▽
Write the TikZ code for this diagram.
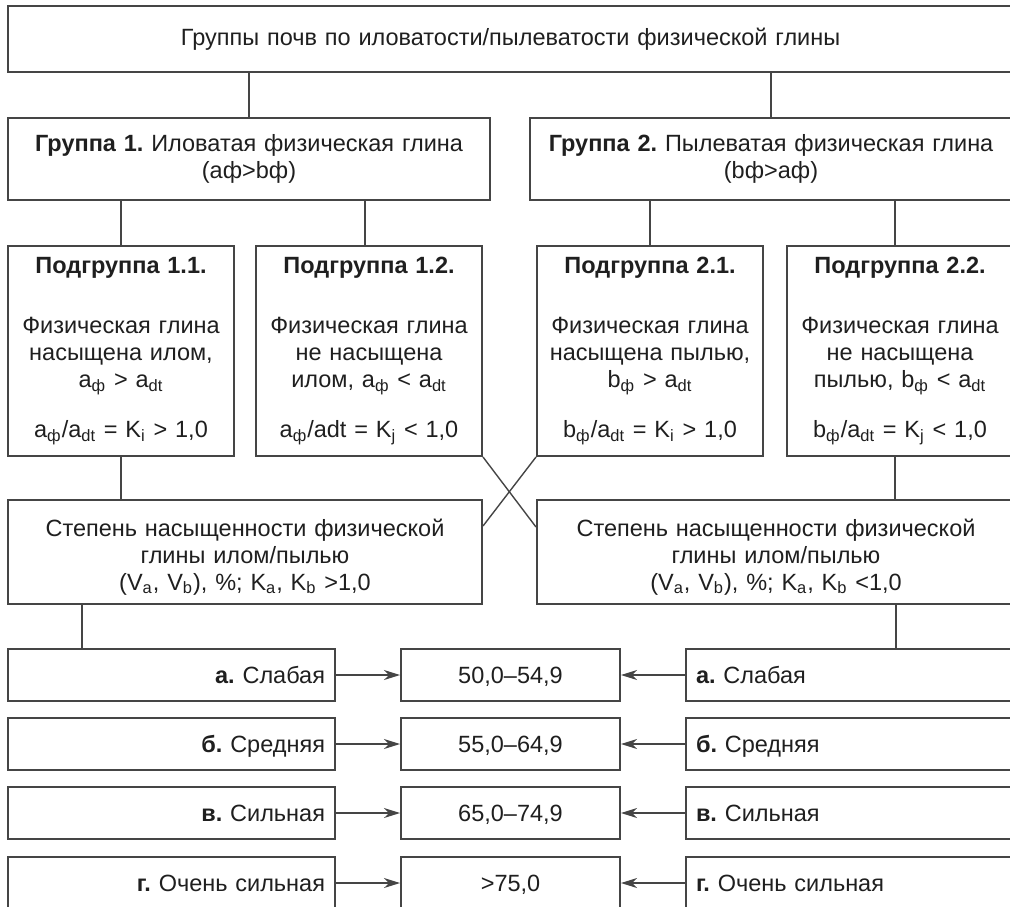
\documentclass[tikz,border=0pt]{standalone}
\usepackage{fontspec}
\setmainfont{Liberation Sans}
\usepackage{tikz}
\usetikzlibrary{arrows.meta}
\frenchspacing
\definecolor{lgray}{rgb}{0.27, 0.27, 0.27}
\definecolor{tgray}{rgb}{0.12, 0.12, 0.12}
\tikzset{box/.style = {draw = lgray, line width = 1pt, text = tgray, inner sep = 0, inner xsep = 5pt,
                       align = center, font = \fontsize{11.75}{13.5}\selectfont}}
\tikzset{subbox/.style = {box, text width = 103pt, minimum height = 105pt}}
\tikzset{degbox/.style = {box, minimum height = 52pt}}
\tikzset{rowbox/.style = {box, text width = 153.5pt, minimum height = 26pt, text height = 10.5pt, text depth = 2pt}}
\tikzset{midbox/.style = {box, text width = 99.5pt, minimum height = 26pt, text height = 10.5pt, text depth = 2pt}}
\tikzset{link/.style = {draw = lgray, line width = 0.7pt}}
\tikzset{arr/.style = {link, line width = 0.6pt, -{Stealth[length = 8pt, width = 5pt, inset = 2.5pt]}}}
\newcommand{\topstrut}{\rule{0pt}{13.5pt}}

\begin{document}
\begin{tikzpicture}[x = 0.5pt, y = -0.5pt]
      \useasboundingbox (0, 0) rectangle (1010, 906);
      \clip (0, 0) rectangle (1010, 906);

      \node [box, text width = 492.5pt, minimum height = 33pt] (top) at (510.5, 39)
            {Группы почв по иловатости/пылеватости физической глины};
      \node [box, text width = 231pt, minimum height = 41pt] (grp1) at (249, 159)
            {\textbf{Группа 1.} Иловатая физическая глина\\(aф>bф)};
      \node [box, text width = 231pt, minimum height = 41pt] (grp2) at (771, 159)
            {\textbf{Группа 2.} Пылеватая физическая глина\\(bф>aф)};

      \node [subbox] (sub11) at (121, 351)
            {\textbf{Подгруппа 1.1.}\\[16.5pt]Физическая глина\\насыщена илом,\\a\textsubscript{ф} > a\textsubscript{dt}\\[11.5pt]
             a\textsubscript{ф}/a\textsubscript{dt} = K\textsubscript{i} > 1,0};
      \node [subbox] (sub12) at (369, 351)
            {\textbf{Подгруппа 1.2.}\\[16.5pt]Физическая глина\\не насыщена\\илом, a\textsubscript{ф} < a\textsubscript{dt}\\[11.5pt]
             a\textsubscript{ф}/adt = K\textsubscript{j} < 1,0};
      \node [subbox] (sub21) at (650, 351)
            {\textbf{Подгруппа 2.1.}\\[16.5pt]Физическая глина\\насыщена пылью,\\b\textsubscript{ф} > a\textsubscript{dt}\\[11.5pt]
             b\textsubscript{ф}/a\textsubscript{dt} = K\textsubscript{i} > 1,0};
      \node [subbox] (sub22) at (900, 351)
            {\textbf{Подгруппа 2.2.}\\[16.5pt]Физическая глина\\не насыщена\\пылью, b\textsubscript{ф} < a\textsubscript{dt}\\[11.5pt]
             b\textsubscript{ф}/a\textsubscript{dt} = K\textsubscript{j} < 1,0};

      \node [degbox, text width = 227pt] (degL) at (245, 552)
            {\topstrut Степень насыщенности физической\\глины илом/пылью\\(V\textsubscript{a}, V\textsubscript{b}), \%; K\textsubscript{a}, K\textsubscript{b} >1,0};
      \node [degbox, text width = 229pt] (degR) at (776, 552)
            {\topstrut Степень насыщенности физической\\глины илом/пылью\\(V\textsubscript{a}, V\textsubscript{b}), \%; K\textsubscript{a}, K\textsubscript{b} <1,0};

      \node [rowbox, align = right] (la) at (171.5, 675) {\textbf{а.} Слабая};
      \node [midbox] (ma) at (510.5, 675) {50,0–54,9};
      \node [rowbox, align = left] (ra) at (849.5, 675) {\textbf{а.} Слабая};
      \node [rowbox, align = right] (lb) at (171.5, 744) {\textbf{б.} Средняя};
      \node [midbox] (mb) at (510.5, 744) {55,0–64,9};
      \node [rowbox, align = left] (rb) at (849.5, 744) {\textbf{б.} Средняя};
      \node [rowbox, align = right] (lc) at (171.5, 813) {\textbf{в.} Сильная};
      \node [midbox] (mc) at (510.5, 813) {65,0–74,9};
      \node [rowbox, align = left] (rc) at (849.5, 813) {\textbf{в.} Сильная};
      \node [rowbox, align = right] (ld) at (171.5, 883) {\textbf{г.} Очень сильная};
      \node [midbox] (md) at (510.5, 883) {>75,0};
      \node [rowbox, align = left] (rd) at (849.5, 883) {\textbf{г.} Очень сильная};

      \draw [link] (top.south -| grp1.north) -- (grp1.north);
      \draw [link] (top.south -| grp2.north) -- (grp2.north);
      \draw [link] (grp1.south -| sub11.north) -- (sub11.north);
      \draw [link] ([xshift = -2pt]grp1.south -| sub12.north) -- ([xshift = -2pt]sub12.north);
      \draw [link] (grp2.south -| sub21.north) -- (sub21.north);
      \draw [link] ([xshift = -2.5pt]grp2.south -| sub22.north) -- ([xshift = -2.5pt]sub22.north);

      \draw [link] (sub11.south) -- (sub11.south |- degL.north);
      \draw [link] ([xshift = -2.5pt]sub22.south) -- ([xshift = -2.5pt]sub22.south |- degR.north);
      \draw [link] (sub12.south east) -- ([yshift = -14pt]degR.north west);
      \draw [link] (sub21.south west) -- ([yshift = -13.5pt]degL.north east);

      \draw [link] ([xshift = 37.5pt]degL.south west) -- ([xshift = 37.5pt]la.north west);
      \draw [link] ([xshift = 180pt]degR.south west) -- ([xshift = 180pt]degR.south west |- ra.north);

      \draw [arr] (la) -- (ma);
      \draw [arr] (ra) -- (ma);
      \draw [arr] (lb) -- (mb);
      \draw [arr] (rb) -- (mb);
      \draw [arr] (lc) -- (mc);
      \draw [arr] (rc) -- (mc);
      \draw [arr] (ld) -- (md);
      \draw [arr] (rd) -- (md);
\end{tikzpicture}
\end{document}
△
* _REQUEST_
Images should not appear in the copy; retype the listing above exactly.

* _EXPECTED ANSWER_
Write the TikZ code for this diagram.
\documentclass[tikz,border=0pt]{standalone}
\usepackage{fontspec}
\setmainfont{Liberation Sans}
\usepackage{tikz}
\usetikzlibrary{arrows.meta}
\frenchspacing
\definecolor{lgray}{rgb}{0.27, 0.27, 0.27}
\definecolor{tgray}{rgb}{0.12, 0.12, 0.12}
\tikzset{box/.style = {draw = lgray, line width = 1pt, text = tgray, inner sep = 0, inner xsep = 5pt,
                       align = center, font = \fontsize{11.75}{13.5}\selectfont}}
\tikzset{subbox/.style = {box, text width = 103pt, minimum height = 105pt}}
\tikzset{degbox/.style = {box, minimum height = 52pt}}
\tikzset{rowbox/.style = {box, text width = 153.5pt, minimum height = 26pt, text height = 10.5pt, text depth = 2pt}}
\tikzset{midbox/.style = {box, text width = 99.5pt, minimum height = 26pt, text height = 10.5pt, text depth = 2pt}}
\tikzset{link/.style = {draw = lgray, line width = 0.7pt}}
\tikzset{arr/.style = {link, line width = 0.6pt, -{Stealth[length = 8pt, width = 5pt, inset = 2.5pt]}}}
\newcommand{\topstrut}{\rule{0pt}{13.5pt}}

\begin{document}
\begin{tikzpicture}[x = 0.5pt, y = -0.5pt]
      \useasboundingbox (0, 0) rectangle (1010, 906);
      \clip (0, 0) rectangle (1010, 906);

      \node [box, text width = 492.5pt, minimum height = 33pt] (top) at (510.5, 39)
            {Группы почв по иловатости/пылеватости физической глины};
      \node [box, text width = 231pt, minimum height = 41pt] (grp1) at (249, 159)
            {\textbf{Группа 1.} Иловатая физическая глина\\(aф>bф)};
      \node [box, text width = 231pt, minimum height = 41pt] (grp2) at (771, 159)
            {\textbf{Группа 2.} Пылеватая физическая глина\\(bф>aф)};

      \node [subbox] (sub11) at (121, 351)
            {\textbf{Подгруппа 1.1.}\\[16.5pt]Физическая глина\\насыщена илом,\\a\textsubscript{ф} > a\textsubscript{dt}\\[11.5pt]
             a\textsubscript{ф}/a\textsubscript{dt} = K\textsubscript{i} > 1,0};
      \node [subbox] (sub12) at (369, 351)
            {\textbf{Подгруппа 1.2.}\\[16.5pt]Физическая глина\\не насыщена\\илом, a\textsubscript{ф} < a\textsubscript{dt}\\[11.5pt]
             a\textsubscript{ф}/adt = K\textsubscript{j} < 1,0};
      \node [subbox] (sub21) at (650, 351)
            {\textbf{Подгруппа 2.1.}\\[16.5pt]Физическая глина\\насыщена пылью,\\b\textsubscript{ф} > a\textsubscript{dt}\\[11.5pt]
             b\textsubscript{ф}/a\textsubscript{dt} = K\textsubscript{i} > 1,0};
      \node [subbox] (sub22) at (900, 351)
            {\textbf{Подгруппа 2.2.}\\[16.5pt]Физическая глина\\не насыщена\\пылью, b\textsubscript{ф} < a\textsubscript{dt}\\[11.5pt]
             b\textsubscript{ф}/a\textsubscript{dt} = K\textsubscript{j} < 1,0};

      \node [degbox, text width = 227pt] (degL) at (245, 552)
            {\topstrut Степень насыщенности физической\\глины илом/пылью\\(V\textsubscript{a}, V\textsubscript{b}), \%; K\textsubscript{a}, K\textsubscript{b} >1,0};
      \node [degbox, text width = 229pt] (degR) at (776, 552)
            {\topstrut Степень насыщенности физической\\глины илом/пылью\\(V\textsubscript{a}, V\textsubscript{b}), \%; K\textsubscript{a}, K\textsubscript{b} <1,0};

      \node [rowbox, align = right] (la) at (171.5, 675) {\textbf{а.} Слабая};
      \node [midbox] (ma) at (510.5, 675) {50,0–54,9};
      \node [rowbox, align = left] (ra) at (849.5, 675) {\textbf{а.} Слабая};
      \node [rowbox, align = right] (lb) at (171.5, 744) {\textbf{б.} Средняя};
      \node [midbox] (mb) at (510.5, 744) {55,0–64,9};
      \node [rowbox, align = left] (rb) at (849.5, 744) {\textbf{б.} Средняя};
      \node [rowbox, align = right] (lc) at (171.5, 813) {\textbf{в.} Сильная};
      \node [midbox] (mc) at (510.5, 813) {65,0–74,9};
      \node [rowbox, align = left] (rc) at (849.5, 813) {\textbf{в.} Сильная};
      \node [rowbox, align = right] (ld) at (171.5, 883) {\textbf{г.} Очень сильная};
      \node [midbox] (md) at (510.5, 883) {>75,0};
      \node [rowbox, align = left] (rd) at (849.5, 883) {\textbf{г.} Очень сильная};

      \draw [link] (top.south -| grp1.north) -- (grp1.north);
      \draw [link] (top.south -| grp2.north) -- (grp2.north);
      \draw [link] (grp1.south -| sub11.north) -- (sub11.north);
      \draw [link] ([xshift = -2pt]grp1.south -| sub12.north) -- ([xshift = -2pt]sub12.north);
      \draw [link] (grp2.south -| sub21.north) -- (sub21.north);
      \draw [link] ([xshift = -2.5pt]grp2.south -| sub22.north) -- ([xshift = -2.5pt]sub22.north);

      \draw [link] (sub11.south) -- (sub11.south |- degL.north);
      \draw [link] ([xshift = -2.5pt]sub22.south) -- ([xshift = -2.5pt]sub22.south |- degR.north);
      \draw [link] (sub12.south east) -- ([yshift = -14pt]degR.north west);
      \draw [link] (sub21.south west) -- ([yshift = -13.5pt]degL.north east);

      \draw [link] ([xshift = 37.5pt]degL.south west) -- ([xshift = 37.5pt]la.north west);
      \draw [link] ([xshift = 180pt]degR.south west) -- ([xshift = 180pt]degR.south west |- ra.north);

      \draw [arr] (la) -- (ma);
      \draw [arr] (ra) -- (ma);
      \draw [arr] (lb) -- (mb);
      \draw [arr] (rb) -- (mb);
      \draw [arr] (lc) -- (mc);
      \draw [arr] (rc) -- (mc);
      \draw [arr] (ld) -- (md);
      \draw [arr] (rd) -- (md);
\end{tikzpicture}
\end{document}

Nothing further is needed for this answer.